Search code examples
dockerhazelcastmesos

Hazelcast TCP/IP discovery on DCOS/ Marathon and docker


I have a dockerized dropwizard service deployed on marathon. I am using Hazelcast as a distributed cache which I start has part of my dropwizard service. I have placed a constraint to ensure that each container is started on a unique Host.

   "constraints": [
        [
            "hostname",
            "UNIQUE"
        ]
    ],

I have exposed 2 ports on my docker container, 10012 for my service and 10013 for Hazelcast. I am using Zookeeper for my Dropwizard service discovery. Thus when I startup my Hazelcast instance I have access to the hostnames of all the machines on which my docker containers are running and I add all of them as below.

TcpIpConfig tcpIpConfig = join.getTcpIpConfig();
// finder is a handle to a service discovery service and the following gets me all the hosts on which my docker containers will run.
List<ServiceNode<ShardInfo>> nodes = finder.getAllNodes();
nodes.stream()
     .peek(serviceNode -> log.info("Adding " + serviceNode.representation() + " to hazelcast."))
     .map(serviceNode -> serviceNode.getHost())
     .forEach(host -> tcpIpConfig.addMember(host));
tcpIpConfig.setRequiredMember(null).setEnabled(true);

Now issues: If I use network type as BRIDGE while deploying on Marathon, then I don't know the docker container host and thus my 2 docker containers don't know each other. It looks something like this:

ip-10-200-2-219.ap-southeast-1.compute.internal (docker host) - 172.12.1.18 (docker container ip)

ip-10-200-2-220.ap-southeast-1.compute.internal (docker host) - 172.12.1.20 (docker container ip)

From zookeeper I get the docker host IPs but not the docker container IPs.
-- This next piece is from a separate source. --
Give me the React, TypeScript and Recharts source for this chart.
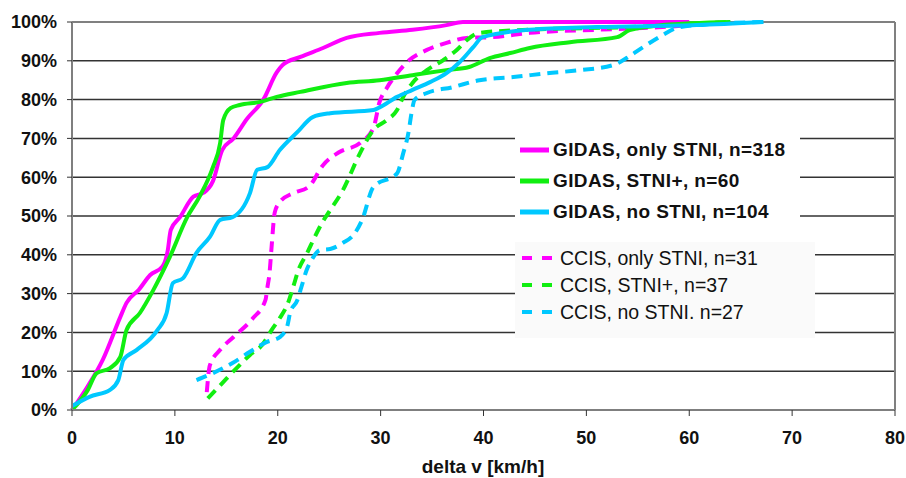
import { LineChart, Line, XAxis, YAxis, CartesianGrid, ReferenceLine } from "recharts";

// cumulative share of cases (%) by delta v (km/h)
const gidasOnlyStni = [
  { v: 0, p: 0 }, { v: 1.5, p: 6 }, { v: 3, p: 13 }, { v: 4.7, p: 24 }, { v: 5.3, p: 27.6 },
  { v: 6.5, p: 31 }, { v: 7.6, p: 34.8 }, { v: 8.8, p: 37 }, { v: 9.3, p: 41 }, { v: 9.6, p: 46.4 },
  { v: 10.5, p: 49.7 }, { v: 11.8, p: 55 }, { v: 12.8, p: 56 }, { v: 13.7, p: 59 }, { v: 14.6, p: 67 },
  { v: 15.7, p: 70 }, { v: 17, p: 75 }, { v: 18.6, p: 80 }, { v: 19.9, p: 87 }, { v: 20.5, p: 89 },
  { v: 22.2, p: 91 }, { v: 24.4, p: 93.3 }, { v: 26.7, p: 95.9 }, { v: 29.9, p: 97.2 }, { v: 33.1, p: 98 },
  { v: 36.4, p: 99.2 }, { v: 38, p: 100 }, { v: 60, p: 100 },
];

const gidasStniPlus = [
  { v: 0, p: 0 }, { v: 1.5, p: 5 }, { v: 2.4, p: 9.5 }, { v: 3.7, p: 10.8 }, { v: 4.7, p: 13.7 },
  { v: 5.3, p: 20.6 }, { v: 6.6, p: 25 }, { v: 7.9, p: 30.9 }, { v: 9.5, p: 39.4 }, { v: 11.2, p: 49.7 },
  { v: 12.4, p: 55 }, { v: 13.7, p: 62.6 }, { v: 14.4, p: 68.8 }, { v: 14.7, p: 74.7 }, { v: 15.4, p: 77.8 },
  { v: 16.3, p: 78.6 }, { v: 18.3, p: 79.4 }, { v: 19.9, p: 80.7 }, { v: 22.2, p: 82 }, { v: 26.7, p: 84.3 },
  { v: 29.9, p: 85 }, { v: 33.1, p: 86.3 }, { v: 36.4, p: 87.6 }, { v: 38.6, p: 88.4 }, { v: 40.6, p: 90.7 },
  { v: 42.6, p: 92 }, { v: 44.5, p: 93.3 }, { v: 48.4, p: 94.8 }, { v: 53, p: 96.1 }, { v: 54.2, p: 97.9 },
  { v: 57.4, p: 99.2 }, { v: 64, p: 100 },
];

const gidasNoStni = [
  { v: 0, p: 1 }, { v: 1.7, p: 3.4 }, { v: 3.7, p: 5.2 }, { v: 4.5, p: 7.7 }, { v: 5, p: 12.9 },
  { v: 6.3, p: 15.5 }, { v: 8.3, p: 20.6 }, { v: 9.2, p: 25 }, { v: 9.8, p: 32.7 }, { v: 10.8, p: 34 },
  { v: 12.1, p: 40.5 }, { v: 13.4, p: 44.6 }, { v: 14.4, p: 49 }, { v: 15.6, p: 49.7 }, { v: 17.3, p: 55.9 },
  { v: 18, p: 61.9 }, { v: 19, p: 62.6 }, { v: 20.2, p: 67 }, { v: 21.9, p: 71.6 }, { v: 23.4, p: 75.5 },
  { v: 25.1, p: 76.5 }, { v: 29.3, p: 77.3 }, { v: 29.9, p: 78 }, { v: 31.6, p: 80.7 }, { v: 33.1, p: 82.5 },
  { v: 34.8, p: 84.5 }, { v: 36.4, p: 86.8 }, { v: 37.7, p: 89.7 }, { v: 39, p: 93.5 }, { v: 39.9, p: 96.1 },
  { v: 44.5, p: 98 }, { v: 51, p: 98.7 }, { v: 60.7, p: 99.2 }, { v: 67.2, p: 100 },
];

const ccisOnlyStni = [
  { v: 13.1, p: 4.6 }, { v: 13.4, p: 11.5 }, { v: 14.4, p: 15.5 }, { v: 15.7, p: 18.8 }, { v: 17.6, p: 23.7 },
  { v: 18.8, p: 28.3 }, { v: 19, p: 31.7 }, { v: 19.2, p: 35.3 }, { v: 19.4, p: 42 }, { v: 19.7, p: 50.8 },
  { v: 20.2, p: 53.6 }, { v: 21.5, p: 55.9 }, { v: 23, p: 57.5 }, { v: 24.4, p: 63.1 }, { v: 26, p: 66.5 },
  { v: 28, p: 68.8 }, { v: 29.3, p: 72.7 }, { v: 29.9, p: 79.4 }, { v: 30.6, p: 83 }, { v: 31.6, p: 86.8 },
  { v: 32.8, p: 90.2 }, { v: 34.5, p: 92.8 }, { v: 36.4, p: 94.6 }, { v: 38.4, p: 95.9 }, { v: 40.9, p: 96.1 },
  { v: 44.5, p: 97.2 }, { v: 51, p: 98 }, { v: 57.4, p: 98.7 }, { v: 63.6, p: 100 },
];

const ccisStniPlus = [
  { v: 13.2, p: 3 }, { v: 14.7, p: 7.2 }, { v: 16, p: 10.8 }, { v: 17.3, p: 14.2 }, { v: 18.5, p: 16.8 },
  { v: 19.4, p: 20.6 }, { v: 20.2, p: 23.7 }, { v: 21, p: 27.6 }, { v: 21.5, p: 31.7 }, { v: 22, p: 36 },
  { v: 22.9, p: 40.7 }, { v: 23.6, p: 44.6 }, { v: 24.3, p: 48.2 }, { v: 25.1, p: 51.5 }, { v: 26.3, p: 56.5 },
  { v: 28, p: 66.2 }, { v: 29.3, p: 72.2 }, { v: 30.6, p: 74.7 }, { v: 31.6, p: 77.3 }, { v: 32.2, p: 80.7 },
  { v: 33.1, p: 84.3 }, { v: 34.5, p: 87.6 }, { v: 36.1, p: 90.2 }, { v: 37.4, p: 92.8 }, { v: 38.4, p: 95.4 },
  { v: 39.6, p: 97.2 }, { v: 44.5, p: 98 }, { v: 54.2, p: 98.7 }, { v: 64, p: 100 },
];

const ccisNoStni = [
  { v: 12.1, p: 7.7 }, { v: 13.7, p: 9.5 }, { v: 15.6, p: 12.1 }, { v: 17.3, p: 15 }, { v: 18.9, p: 17.5 },
  { v: 20.2, p: 18.8 }, { v: 20.9, p: 21.4 }, { v: 21.2, p: 25 }, { v: 21.9, p: 28.3 }, { v: 22.3, p: 31.7 },
  { v: 22.8, p: 36 }, { v: 23.3, p: 38.7 }, { v: 24.1, p: 41.2 }, { v: 25.1, p: 41.5 }, { v: 26.3, p: 43 },
  { v: 27.5, p: 45.6 }, { v: 28.2, p: 49 }, { v: 29.3, p: 57.5 }, { v: 31.6, p: 61 }, { v: 32.2, p: 66.2 },
  { v: 32.7, p: 71.4 }, { v: 33, p: 76.5 }, { v: 33.3, p: 79.9 }, { v: 34.5, p: 81.7 }, { v: 37, p: 83.2 },
  { v: 39.6, p: 85 }, { v: 42.9, p: 85.8 }, { v: 46.2, p: 86.8 }, { v: 49.4, p: 87.6 }, { v: 52.6, p: 88.9 },
  { v: 53.9, p: 90.7 }, { v: 55.5, p: 93.5 }, { v: 57.4, p: 96.6 }, { v: 58.8, p: 98.5 }, { v: 60.7, p: 99.2 },
  { v: 67.2, p: 100 },
];

const xTicks = [0, 10, 20, 30, 40, 50, 60, 70, 80];
const yTicks = [0, 10, 20, 30, 40, 50, 60, 70, 80, 90, 100];

const MAGENTA = "#ff00ff";
const GREEN = "#11ee11";
const CYAN = "#00c8ff";

const gidasSeries = [
  { name: "GIDAS, only STNI, n=318", data: gidasOnlyStni, color: MAGENTA },
  { name: "GIDAS, STNI+, n=60", data: gidasStniPlus, color: GREEN },
  { name: "GIDAS, no STNI, n=104", data: gidasNoStni, color: CYAN },
];

const ccisSeries = [
  { name: "CCIS, only STNI, n=31", data: ccisOnlyStni, color: MAGENTA },
  { name: "CCIS, STNI+, n=37", data: ccisStniPlus, color: GREEN },
  { name: "CCIS, no STNI. n=27", data: ccisNoStni, color: CYAN },
];

const FONT = "'Liberation Sans', Arial, sans-serif";
const DASH = "11 7";

function LegendBoxes() {
  return (
    <>
      <div
        style={{
          position: "absolute", left: 515, top: 132, width: 285, height: 96,
          background: "#fff", fontFamily: FONT, fontWeight: "bold", fontSize: 19, color: "#111",
          letterSpacing: 0.4,
        }}
      >
        {gidasSeries.map((s, i) => (
          <div key={s.name} style={{ position: "absolute", left: 5, top: 6 + i * 31, display: "flex", alignItems: "center", height: 24 }}>
            <svg width={30} height={6} style={{ marginRight: 3 }}>
              <line x1={0} y1={3} x2={29} y2={3} stroke={s.color} strokeWidth={5} />
            </svg>
            <span>{s.name}</span>
          </div>
        ))}
      </div>
      <div
        style={{
          position: "absolute", left: 515, top: 242, width: 300, height: 96,
          background: "#fafafa", fontFamily: FONT, fontSize: 19.5, color: "#111",
        }}
      >
        {ccisSeries.map((s, i) => (
          <div key={s.name} style={{ position: "absolute", left: 7, top: 4 + i * 27, display: "flex", alignItems: "center", height: 24 }}>
            <svg width={32} height={6} style={{ marginRight: 6 }}>
              <line x1={0} y1={3} x2={31} y2={3} stroke={s.color} strokeWidth={4} strokeDasharray="10 10" />
            </svg>
            <span>{s.name}</span>
          </div>
        ))}
      </div>
    </>
  );
}

export default function App() {
  return (
    <div style={{ position: "absolute", left: 0, top: 0, width: 906, height: 478, background: "#fff" }}>
      <LineChart width={906} height={478} margin={{ top: 22, right: 11, left: 0, bottom: 38 }}>
        <CartesianGrid vertical={false} stroke="#333" strokeWidth={1.5} />
        <XAxis
          type="number"
          dataKey="v"
          domain={[0, 80]}
          ticks={xTicks}
          height={30}
          axisLine={{ stroke: "#7f7f7f", strokeWidth: 2 }}
          tickLine={{ stroke: "#333" }}
          tickSize={6}
          tickMargin={15}
          tick={{ fill: "#111", fontFamily: FONT, fontWeight: "bold", fontSize: 18 }}
          allowDuplicatedCategory={false}
        />
        <YAxis
          type="number"
          domain={[0, 100]}
          ticks={yTicks}
          width={72}
          axisLine={{ stroke: "#7f7f7f", strokeWidth: 2 }}
          tickLine={{ stroke: "#333" }}
          tickSize={5}
          tickMargin={10}
          tickFormatter={(t: number) => `${t}%`}
          tick={{ fill: "#111", fontFamily: FONT, fontWeight: "bold", fontSize: 18 }}
        />
        <ReferenceLine y={100} stroke="#808080" strokeWidth={2} />
        <ReferenceLine x={80} stroke="#808080" strokeWidth={2} />
        {ccisSeries.map((s) => (
          <Line
            key={s.name}
            data={s.data}
            dataKey="p"
            name={s.name}
            type="monotoneX"
            stroke={s.color}
            strokeWidth={4}
            strokeDasharray={DASH}
            dot={false}
            isAnimationActive={false}
          />
        ))}
        {gidasSeries.map((s) => (
          <Line
            key={s.name}
            data={s.data}
            dataKey="p"
            name={s.name}
            type="monotoneX"
            stroke={s.color}
            strokeWidth={4}
            dot={false}
            isAnimationActive={false}
          />
        ))}
      </LineChart>
      <LegendBoxes />
      <div
        style={{
          position: "absolute", left: 0, width: 966, top: 456, textAlign: "center",
          fontFamily: FONT, fontWeight: "bold", fontSize: 19, color: "#111",
        }}
      >
        delta v [km/h]
      </div>
    </div>
  );
}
If I use network type as HOST then everything works but an issue is that I then have to make sure that ports which my docker containers are running always have port 1001 and 10013 available. (With BRIDGE the docker container ports are bound to a random ports).


Solution

  • Analysis:

    The two docker containers are inside their own network localized to the slaves. They need to recognise each other using the public IP of the slave and the bridged port to which 5701 (or whatever hazelcast port you are using).

    Solution

    In the TCP/IP configuration set the Public Address and Port when starting the instance. All instances will do this and they will talk to each other using the marathon slave IP and the randomized port used to it.

    Use the HOST and PORT_5701 variables provided by marathon and available inside the container to do this.

    Config hzConfig = new Config();
    hzConfig.getNetworkConfig().setPublicAddress(
                                 String.format("%s:%s", 
                                     System.getenv("HOST"),    
                                     System.getenv("PORT_5701")));
    

    Refer to hazelcast network config documentation to understand a bit more about the public address option.